Source code of charts
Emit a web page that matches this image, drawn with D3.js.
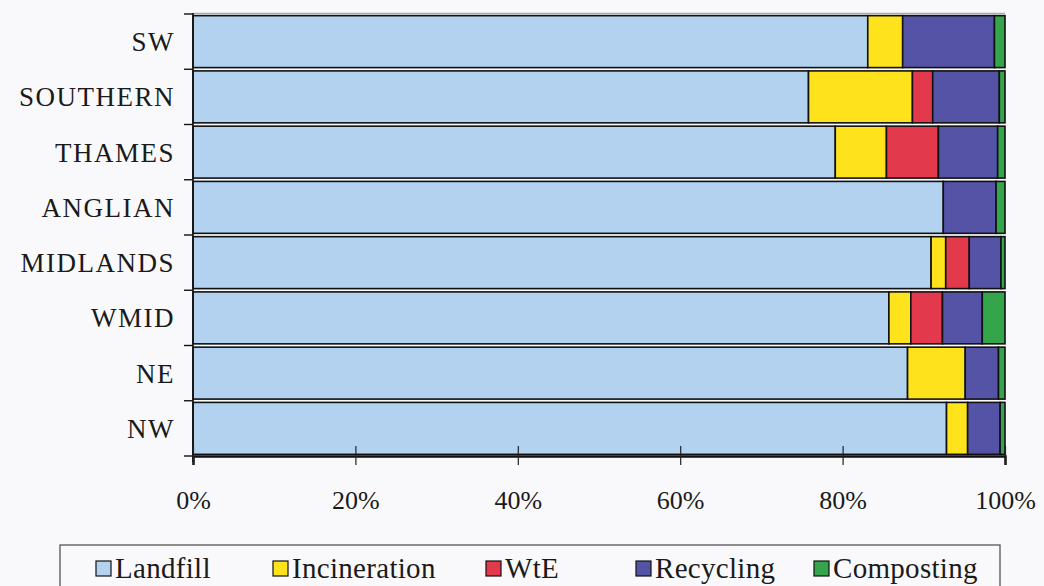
<!doctype html>
<html>
<head>
<meta charset="UTF-8" />
<title>Waste management by region</title>
<style type="text/css">
body {
	margin: 0;
	background: #f9f9fb;
}
svg {
	display: block;
}
svg text {
	font-family: "Liberation Serif", "DejaVu Serif", serif;
}
.bar rect {
	stroke: #111;
	stroke-width: 1.6px;
}
.y.axis text {
	font-size: 27px;
	letter-spacing: 1.5px;
	fill: #1a1a1a;
}
.legend text {
	font-size: 29px;
	letter-spacing: 0.3px;
	fill: #1a1a1a;
}
</style>
<script src="https://d3js.org/d3.v7.min.js"></script>
</head>
<body>
<script>
	// regions, top to bottom
	var regions = ["SW", "SOUTHERN", "THAMES", "ANGLIAN", "MIDLANDS", "WMID", "NE", "NW"];

	// shares in %
	var landfill     = [83.1, 75.8, 79.1, 92.4, 90.9, 85.7, 88.0, 92.8];
	var incineration = [ 4.3, 12.8,  6.3,  0.0,  1.8,  2.7,  7.1,  2.6];
	var wte          = [ 0.0,  2.5,  6.4,  0.0,  2.9,  3.9,  0.0,  0.0];
	var recycling    = [11.3,  8.2,  7.3,  6.5,  3.9,  4.9,  4.1,  4.0];
	var composting   = [ 1.3,  0.7,  0.9,  1.1,  0.5,  2.8,  0.8,  0.6];

	var seriesNames = ["Landfill", "Incineration", "WtE", "Recycling", "Composting"];
	var xTicks = [0, 20, 40, 60, 80, 100];

	var colours = ["#b3d2ef", "#fde21c", "#e2394c", "#5553a6", "#35a54c"];

	var width = 1044, height = 586;

	var table = regions.map(function(r, i) {
		return {
			region: r,
			Landfill: landfill[i],
			Incineration: incineration[i],
			WtE: wte[i],
			Recycling: recycling[i],
			Composting: composting[i]
		};
	});

	var x = d3.scaleLinear()
		.domain([0, 100])
		.range([193, 1005]);

	var y = d3.scaleBand()
		.domain(regions)
		.range([14, 456])
		.paddingInner(0.06)
		.paddingOuter(0.03);

	var color = d3.scaleOrdinal()
		.domain(seriesNames)
		.range(colours);

	var stack = d3.stack().keys(seriesNames);
	var layers = stack(table);

	var svg = d3.select("body").append("svg")
		.attr("width", width)
		.attr("height", height);

	// top frame line
	svg.append("line")
		.attr("x1", x(0)).attr("x2", x(100))
		.attr("y1", 13.5).attr("y2", 13.5)
		.style("stroke", "#aaa")
		.style("stroke-width", 1.5);

	svg.append("g")
		.selectAll("g")
		.data(layers)
		.join("g")
			.attr("class", "bar")
			.style("fill", function(d) { return color(d.key); })
		.selectAll("rect")
		.data(function(d) { return d.filter(function(p) { return p[1] - p[0] > 0; }); })
		.join("rect")
			.attr("x", function(d) { return x(d[0]); })
			.attr("y", function(d) { return y(d.data.region); })
			.attr("width", function(d) { return x(d[1]) - x(d[0]); })
			.attr("height", y.bandwidth());

	// y axis: tick marks sit on band boundaries, labels at band centres
	var yAxisG = svg.append("g").attr("class", "y axis");

	yAxisG.append("line")
		.attr("x1", x(0)).attr("x2", x(0))
		.attr("y1", 13).attr("y2", 462)
		.style("stroke", "#111")
		.style("stroke-width", 1.6);

	var bounds = regions.map(function(r) { return y(r) - y.step() * y.paddingInner() / 2; });
	bounds.push(456);

	yAxisG.selectAll("line.tick")
		.data(bounds)
		.join("line")
			.attr("class", "tick")
			.attr("x1", x(0) - 9).attr("x2", x(0))
			.attr("y1", function(d) { return d; })
			.attr("y2", function(d) { return d; })
			.style("stroke", "#111")
			.style("stroke-width", 1.4);

	yAxisG.selectAll("text")
		.data(regions)
		.join("text")
			.attr("x", 175)
			.attr("y", function(d) { return y(d) + y.bandwidth() / 2; })
			.attr("dy", "0.35em")
			.style("text-anchor", "end")
			.text(function(d) { return d; });

	// x axis
	var xAxis = d3.axisBottom(x)
		.tickValues(xTicks)
		.tickSize(9)
		.tickPadding(26)
		.tickFormat(function(d) { return d + "%"; });

	var xAxisG = svg.append("g")
		.attr("class", "x axis")
		.attr("transform", "translate(0,456)")
		.call(xAxis);

	xAxisG.selectAll(".tick text")
		.style("font-family", "'Liberation Serif', serif")
		.style("font-size", "26px")
		.style("fill", "#1a1a1a");

	xAxisG.select(".domain")
		.style("stroke", "#111")
		.style("stroke-width", 2.5);

	xAxisG.selectAll(".tick line")
		.attr("y1", -10)
		.style("stroke", "#222")
		.style("stroke-width", 1.2);

	// legend
	var legendX = [96, 273, 486, 636, 814];

	var legend = svg.append("g").attr("class", "legend");

	legend.append("rect")
		.attr("x", 60)
		.attr("y", 545)
		.attr("width", 940)
		.attr("height", 50)
		.style("fill", "none")
		.style("stroke", "#555")
		.style("stroke-width", 1.3);

	var items = legend.selectAll("g.item")
		.data(seriesNames)
		.join("g")
			.attr("class", "item")
			.attr("transform", function(d, i) { return "translate(" + legendX[i] + ",0)"; });

	items.append("rect")
		.attr("x", 0)
		.attr("y", 561)
		.attr("width", 15)
		.attr("height", 15)
		.style("fill", function(d) { return color(d); })
		.style("stroke", "#111")
		.style("stroke-width", 1.2);

	items.append("text")
		.attr("x", 19)
		.attr("y", 578)
		.text(function(d) { return d; });
</script>
</body>
</html>
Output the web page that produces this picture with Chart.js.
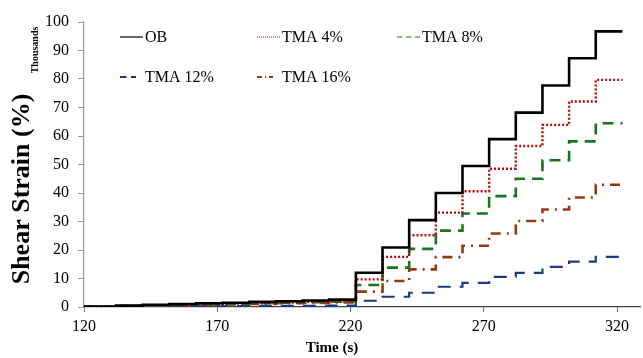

• _What you are asked to do_
Find each line holding "page". Copy it out.

• _Correct response_
Emit a web page that matches this image, drawn with D3.js.
Output the web page that produces this picture with Chart.js.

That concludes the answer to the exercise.